拼音 (PīnYīn) or more officially: the Scheme for the Chinese Phonetic Alphabet, has been officially used in China since 1958 and is now the most widely used Romanization system used in classrooms, textbooks, computer input systems and dictionaries around the world. In Pinyin system, each syllable is composed of initial consonant sound and final vowel sound. Altogether, there are twenty-three initial sounds, followed by thirty-six different final sounds (these are either just vowels, or a combination of vowels and consonants).
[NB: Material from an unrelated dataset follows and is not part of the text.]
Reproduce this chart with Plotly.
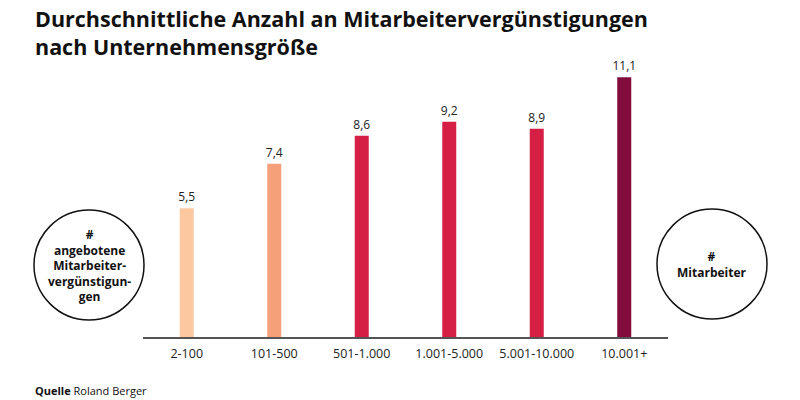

The syllables also come with the tone mark (as we’ve mentioned, one of the four, accented tones, or the fifth, unaccented one). Throughout this presentation, we’ve been using Pinyin alongside the characters.
注音符号 ZhùYīn FúHào, lit. “transcription of sounds” is also called the bopo mofo after its first four letters (b, p, m, f). Instead of basing on alphabet, this system was inspired by the Japanese “kana” which uses symbols (simplifications of simplified characters) instead. The advantage of this system is that it bases only on Chinese and doesn’t suggest any particular English (or other language’s) sound values. This system is still used in Taiwan where children, and foreign students, learn to read with Bopo mofo written vertically alongside the character to indicate its pronunciation.
As the name suggests, this was an invention made by two Cambridge scholars Thomas Wade and Herbert A. Giles at the turn of 19th century. For many years this system was the most commonly used Romanization in English language publications on China. Its main characteristic is that is It distinguishes the plain initial consonants from the aspirated (g from k, d from t, zh from ch etc. in the pinyin system) by placing an apostrophe after the latter: kuo versus k’uo, for example, or chung versus ch’ung.